Just for my idea, when I think about America, I think about the legal issues and the internal investigation, in which the patient is quite vulnerable. How do you deal with those?
Yes, unfortunately, there are many good things about America as well. So come and visit me and I will show you, but yes, to protect yourself the business where you work will have an insurance policy that will cover you in case someone would sues you. In addition you can have a private insurance additional to the one from work. That will cost you between 300 and 500 dollar extra per year. This is an extra protection. Not everybody has it though because you can get covered through your work.
Do you have any special area of interest?
It is hard to focus on just one because I think pelvic health is so interesting and becoming more and more dynamic. But I see a lot of rise in recognizing the need helping cancer patients the post treatment of cancer patients in the hospital. That is one of our initiatives right now just like transgender patients and giving them support before, during and after their transition. So I think it is an exciting time to be a pelvic health physical therapist. There is you know so much more than just treating incontinence. But that is also so important too because that can have life changing effect for patients too. It is just need to see how many diagnoses we can treat and really help change people’s lives.
Well today we are at the ICS conference in Gothenburg and I have heard that you have just become the chair of the physiotherapy committee. Can you share some insight knowledge with us?
It is an honour and a privilege to step into this role. It is a learning opportunity, like I just said there is so many things that pelvic health physical therapists do and I think that there are so many ways that we can showcase the different specialties we have. Not only in the diagnoses we treat but also in how many different treatment options we have and do things all over the world. And just coming together here and build better bridges and come up with better treatment options and reach people who do not have these treatment options. So you know I have a lot of thoughts and once I get a little more stepping into this position. I will hopefully get more and more goals to attain but I will be working with a lot of wonderful people who will help me. There is no I, this is a group effort. We are very lucky; we have a great committee with wonderful people and have wonderful passion.
I am already looking forward to Las Vegas next year and see what you come up with. Just one more thing that comes into my mind.
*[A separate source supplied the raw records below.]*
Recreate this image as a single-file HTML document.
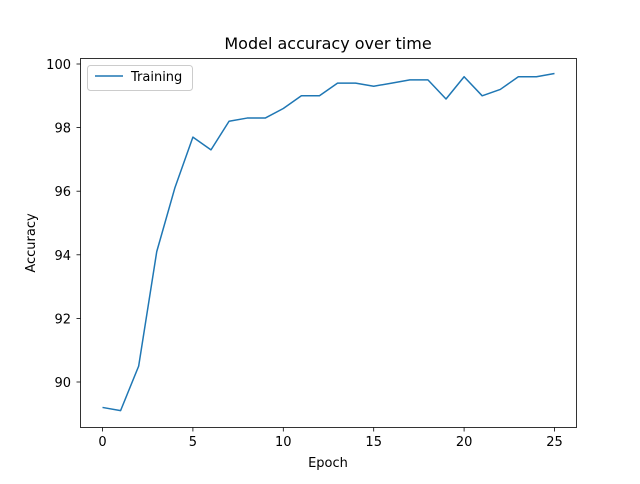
<!DOCTYPE html>
<html><head><meta charset="utf-8"><style>
body{margin:0;background:#fff;font-family:"DejaVu Sans","Liberation Sans",sans-serif}
</style></head><body>
<svg id="chart" width="640" height="480" xmlns="http://www.w3.org/2000/svg" font-family="DejaVu Sans, Liberation Sans, sans-serif">
<rect width="640" height="480" fill="#fff"/>
<text x="328" y="49" font-size="16" text-anchor="middle" fill="#000">Model accuracy over time</text>
<g id="ticks"></g>
<path id="line" fill="none" stroke="#1f77b4" stroke-width="1.5" stroke-linejoin="round"/>
<rect x="80.5" y="58.5" width="496" height="369" fill="none" stroke="#000" stroke-width="0.8"/>
<text x="328" y="467" font-size="13" text-anchor="middle">Epoch</text>
<text transform="translate(35,243) rotate(-90)" font-size="13" text-anchor="middle">Accuracy</text>
<g>
<rect x="87.5" y="65.5" width="105" height="25" rx="3" fill="#fff" stroke="#ccc"/>
<line x1="95" y1="76" x2="123" y2="76" stroke="#1f77b4" stroke-width="1.5"/>
<text x="131" y="81" font-size="13">Training</text>
</g>
</svg>
<script>
const epochs=[0,1,2,3,4,5,6,7,8,9,10,11,12,13,14,15,16,17,18,19,20,21,22,23,24,25];
const accuracy=[89.2,89.1,90.5,94.1,96.1,97.7,97.3,98.2,98.3,98.3,98.6,99.0,99.0,99.4,99.4,99.3,99.4,99.5,99.5,98.9,99.6,99.0,99.2,99.6,99.6,99.7];
const xTicks=[0,5,10,15,20,25];
const yTicks=[90,92,94,96,98,100];
const xs=v=>102.5+v*18.08;
const ys=v=>382-(v-90)*31.8;
const ns="http://www.w3.org/2000/svg";
const g=document.getElementById('ticks');
function mk(t,a){const e=document.createElementNS(ns,t);for(const k in a)e.setAttribute(k,a[k]);g.appendChild(e);return e;}
xTicks.forEach(v=>{
 const l=mk('line',{x1:xs(v),x2:xs(v),y1:427.5,y2:431.5,stroke:'#000','stroke-width':0.8});
 
 
 const t=mk('text',{x:xs(v),y:446,'font-size':13,'text-anchor':'middle'});t.textContent=v;
 
 
});
yTicks.forEach(v=>{
 const l=mk('line',{x1:76.5,x2:80.5,y1:ys(v),y2:ys(v),stroke:'#000','stroke-width':0.8});
 
 
 const t=mk('text',{x:71,y:ys(v)+5,'font-size':13,'text-anchor':'end'});t.textContent=v;
 
 
});
document.getElementById('line').setAttribute('d',epochs.map((e,i)=>(i?'L':'M')+xs(e)+','+ys(accuracy[i])).join(' '));
</script>
</body></html>
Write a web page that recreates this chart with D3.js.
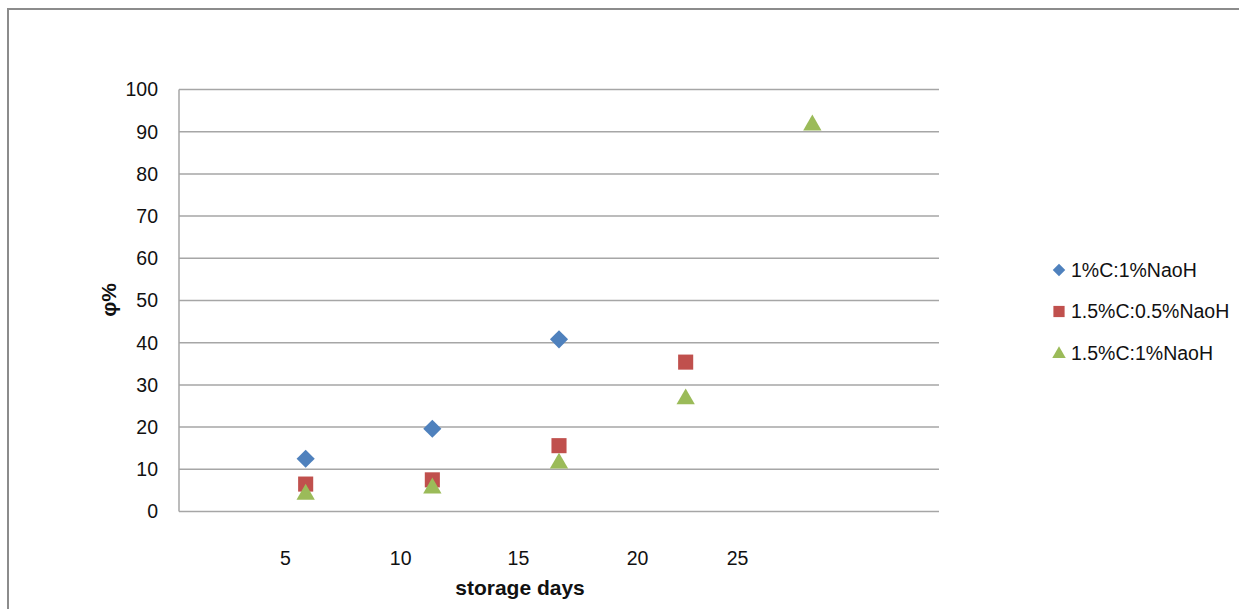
<!DOCTYPE html>
<html><head><meta charset="utf-8">
<script src="https://cdn.jsdelivr.net/npm/d3@7"></script>
<style>body{margin:0;background:#fff}svg{display:block}</style>
</head><body>
<svg id="c" width="1239" height="609"></svg>
<script>
const days = [5, 10, 15, 20, 25];
const series1 = [12.5, 19.6, 40.8, null, null];      // 1%C:1%NaoH
const series2 = [6.5, 7.5, 15.6, 35.4, null];        // 1.5%C:0.5%NaoH
const series3 = [4.4, 5.9, 11.8, 27.0, 91.9];        // 1.5%C:1%NaoH
const seriesNames = ["1%C:1%NaoH", "1.5%C:0.5%NaoH", "1.5%C:1%NaoH"];
const yTicks = [0, 10, 20, 30, 40, 50, 60, 70, 80, 90, 100];
const xTickLabels = ["5", "10", "15", "20", "25"];
const xTickLabelAt = [4.2, 8.75, 13.4, 18.1, 22.05];

const colors = ["#4F81BD", "#C0504D", "#9BBB59"];
const shapes = [d3.symbolDiamond2, d3.symbolSquare2, d3.symbolTriangle2];
const font = "'Liberation Sans', Arial, sans-serif";

const svg = d3.select("#c");
const x = d3.scaleLinear().domain([0, 30]).range([179, 939]);
const y = d3.scaleLinear().domain([0, 100]).range([511.5, 89.5]);

// outer border
svg.append("rect").attr("x", 8).attr("y", 9).attr("width", 1250).attr("height", 620)
  .attr("fill", "none").attr("stroke", "#8c8c8c").attr("stroke-width", 2);

// gridlines
svg.append("g").selectAll("line").data(yTicks).join("line")
  .attr("x1", x(0)).attr("x2", x(30))
  .attr("y1", d => y(d)).attr("y2", d => y(d))
  .attr("stroke", "#a6a6a6").attr("stroke-width", 1.5);
// y axis line
svg.append("line").attr("x1", x(0)).attr("x2", x(0)).attr("y1", y(100)).attr("y2", y(0))
  .attr("stroke", "#a6a6a6").attr("stroke-width", 1.5);

// y tick labels
svg.append("g").selectAll("text").data(yTicks).join("text")
  .attr("x", 158).attr("y", d => y(d)).attr("dy", "0.35em")
  .attr("text-anchor", "end").attr("font-family", font).attr("font-size", 19.5)
  .attr("fill", "#111").text(d => d);

// x tick labels
svg.append("g").selectAll("text").data(xTickLabels).join("text")
  .attr("x", (d, i) => x(xTickLabelAt[i])).attr("y", 558).attr("dy", "0.35em")
  .attr("text-anchor", "middle").attr("font-family", font).attr("font-size", 19.5)
  .attr("fill", "#111").text(d => d);

// axis titles
svg.append("text").attr("x", 520).attr("y", 588).attr("dy", "0.35em")
  .attr("text-anchor", "middle").attr("font-family", font).attr("font-size", 21)
  .attr("font-weight", "bold").attr("fill", "#111").text("storage days");
svg.append("text").attr("transform", "translate(109,300) rotate(-90)").attr("dy", "0.35em")
  .attr("text-anchor", "middle").attr("font-family", font).attr("font-size", 21)
  .attr("font-weight", "bold").attr("fill", "#111").text("φ%");

// points
const allSeries = [series1, series2, series3];
const sizes = [210, 290, 240];
allSeries.forEach((s, k) => {
  const pts = days.map((d, i) => ({d, v: s[i]})).filter(p => p.v != null);
  svg.append("g").selectAll("path").data(pts).join("path")
    .attr("transform", p => `translate(${x(p.d)},${y(p.v) + (k === 2 ? 1.5 : 0)})`)
    .attr("d", d3.symbol().type(shapes[k]).size(sizes[k]))
    .attr("fill", colors[k]);
});

// legend
const legY = [270, 311.5, 353];
const legSizes = [100, 160, 130];
const leg = svg.append("g");
seriesNames.forEach((n, k) => {
  leg.append("path").attr("transform", `translate(1059,${legY[k] + (k === 2 ? 1 : 0)})`)
    .attr("d", d3.symbol().type(shapes[k]).size(legSizes[k])).attr("fill", colors[k]);
  leg.append("text").attr("x", 1071).attr("y", legY[k]).attr("dy", "0.35em")
    .attr("font-family", font).attr("font-size", 19.5).attr("fill", "#111").text(n);
});
</script>
</body></html>
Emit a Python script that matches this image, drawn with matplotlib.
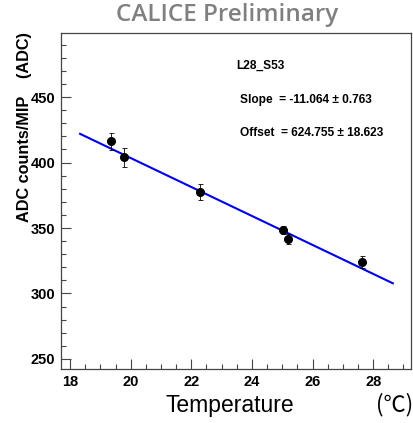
import matplotlib
matplotlib.use('Agg')
import matplotlib.pyplot as plt
from matplotlib.ticker import MultipleLocator
import numpy as np

# Measured points (temperature in C, ADC counts per MIP)
temperature = [19.35, 19.78, 22.29, 25.04, 25.18, 27.64]
adc_per_mip = [416.4, 404.0, 377.7, 348.2, 341.3, 323.8]
adc_error = [6.5, 7.2, 6.0, 3.0, 3.8, 4.5]

# Linear fit result
slope = -11.064
offset = 624.755
fit_range = [18.33, 28.65]

plt.rcParams['font.family'] = ['Liberation Sans', 'DejaVu Sans']

fig = plt.figure(figsize=(4.14, 4.23), dpi=100)
ax = fig.add_axes([0.1473, 0.1277, 0.8455, 0.7943])

fit_x = np.array(fit_range)
ax.plot(fit_x, offset + slope * fit_x, color='#0000ee', linewidth=1.5, zorder=2)
ax.errorbar(temperature, adc_per_mip, yerr=adc_error, fmt='o', color='black',
            markersize=5.5, elinewidth=0.6, capsize=1.8, capthick=0.6, zorder=3)

ax.set_xlim(17.7, 29.25)
ax.set_ylim(242.3, 499)
ax.xaxis.set_major_locator(MultipleLocator(2))
ax.xaxis.set_minor_locator(MultipleLocator(0.5))
ax.yaxis.set_major_locator(MultipleLocator(50))
ax.yaxis.set_minor_locator(MultipleLocator(10))
ax.tick_params(which='both', direction='in', top=False, right=False, color='#444444')
ax.tick_params(which='major', length=7, width=0.8, labelsize=10.5, pad=4)
ax.tick_params(which='minor', length=3.5, width=0.8)
for lab in ax.get_xticklabels() + ax.get_yticklabels():
    lab.set_fontweight('bold')
for s in ax.spines.values():
    s.set_color('#444444')
    s.set_linewidth(0.9)

# Fit parameters box text
ax.text(0.5, 0.902, 'L28_S53', transform=ax.transAxes, fontsize=8.6,
        fontweight='bold', va='center')
ax.text(0.511, 0.80, 'Slope  = -11.064 \u00b1 0.763', transform=ax.transAxes,
        fontsize=8.6, fontweight='bold', va='center')
ax.text(0.511, 0.702, 'Offset  = 624.755 \u00b1 18.623', transform=ax.transAxes,
        fontsize=8.6, fontweight='bold', va='center')

# Axis titles
fig.text(25 / 414, 1 - 127 / 423, 'ADC counts/MIP    (ADC)', rotation=90,
         fontsize=11.7, fontweight='bold', ha='center', va='center')
fig.text(230 / 414, 1 - 405 / 423, 'Temperature', fontsize=16.5,
         ha='center', va='center')
fig.text(413 / 414, 1 - 405 / 423, '(\u2103)', fontsize=16, ha='right', va='center',
         family=['Noto Sans CJK JP', 'DejaVu Sans'])

fig.text(227 / 414, 1 - 15 / 423, 'CALICE Preliminary', fontsize=17.5,
         fontweight='semibold', color='#808080', ha='center', va='center',
         family=['Open Sans', 'DejaVu Sans'])

fig.savefig('out.png', dpi=100)
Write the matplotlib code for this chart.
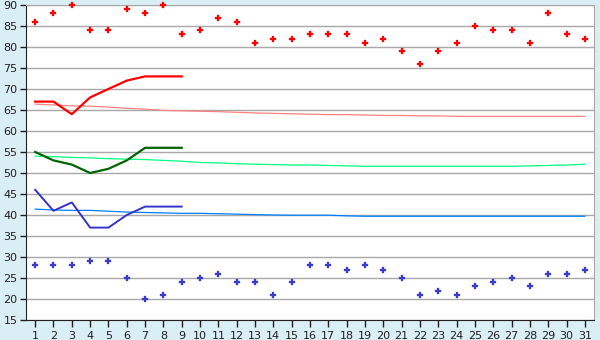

You live in Illinois so if would move to Florida, would you be able to work as a physiotherapist?
I should be able to but you have to in the United States have each states law. Sometimes you can apply for a transfer to a different state but sometimes you would have to retake your licensure test to become licensed in that state. I have even known people who had to take extra courses before they had their licensure. So depending on the state it depends on what you have to do. And offhand I didn’t look it up because I didn’t know you would ask me this. So it depends on the state and their rules.
Is there a book you would like to recommend to our colleagues?
There are so many wonderful books I can recommend and there is more information coming out every day about pelvic health and the treatment options. But my favourite one is just going back to a good anatomy book. Mine is the Frank Netter, anatomy book. I bring it out to patients we will discuss things with colleagues and it is just a reminder that we never know enough about anatomy. We always have to double check what we are thinking the pictures are amazing and I have learned so much from them.